Bonafide mistake on the part of the assessee would not attract levy of penalty where all the particulars of income are duly disclosed

MANU/IG/0008/2022

Direct Taxation

Present appeal is preferred by the assessee against the order passed by the Learned Commissioner of Income Tax, ['CIT(A)'] for assessment year 2014-15, wherein, vide the impugned order, the Learned CIT(A) has upheld the levy of penalty imposed under Section 271(1)(c) of the Income Tax Act, 1961 (IT Act) to the tune of Rs. 2,20,797.

The Learned Authorised Representative (AR) submitted that, no penalty was imposable as the assessee had only made a wrong claim and not a false claim as all the facts were before the Assessing officer at the time of assessment proceedings and for the reason that all the figures were duly reflected in the computation of income. It was also submitted that, the mistake had occurred due to some error at the end of the Chartered Accountant (C.A.) who had filed the return of income and that the assessee should not be burdened with the penalty as it was a genuine mistake.
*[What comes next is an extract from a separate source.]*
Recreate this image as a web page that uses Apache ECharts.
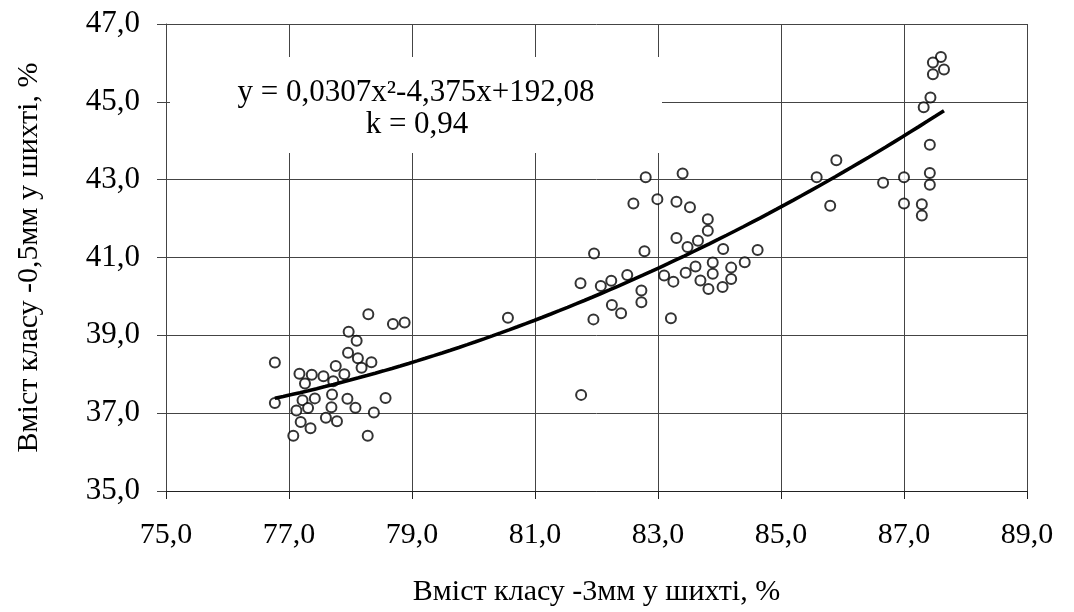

There is no concealment of any material fact by the assessee. At best, it can be said that the claim made by the assessee with respect to the Long Term Capital Loss was an incorrect claim or a wrong claim but it was not a false claim by any measure as there was only a mistake in the legal sense that the gift made by the assessee to the son was considered as a transfer in the computation of income and the resultant figure was shown as a capital loss. It is also a fact on record that, the assessee had accepted the same at the time of assessment proceedings.

Therefore, on the facts of the present case, it is not a case where the particulars of income in relation to which the penalty has been levied were either incorrect or were concealed. The amount of capital loss has duly been disclosed in the computation of income and, therefore, it cannot said to be a case of the assessee attempting to make a false claim. The Hon'ble Apex Court in the case of CIT Vs. Reliance Petro Products Ltd. has clearly held that, if all the particulars of income are duly disclosed, the mere disallowance of claim or non-acceptance of a claim would not attract levy of penalty under Section 271(1)(c) of the Act.

Similarly, the Hon'ble Apex Court in the case of Price Waterhouse Coopers Pvt. Ltd. Vs. CIT has held that, a bonafide mistake on the part of the assessee would not attract levy of penalty where all the particulars of income are duly disclosed and where there is just a failure on the part of the assessee to act as per the provisions of the Act while computing the income. Therefore, guided by the judgments of the Hon'ble Apex Court, present Tribunal held that no penalty was legally imposable on the facts of the present case. Accordingly, the order of the Ld. CIT(A) is set aside. Appeal allowed.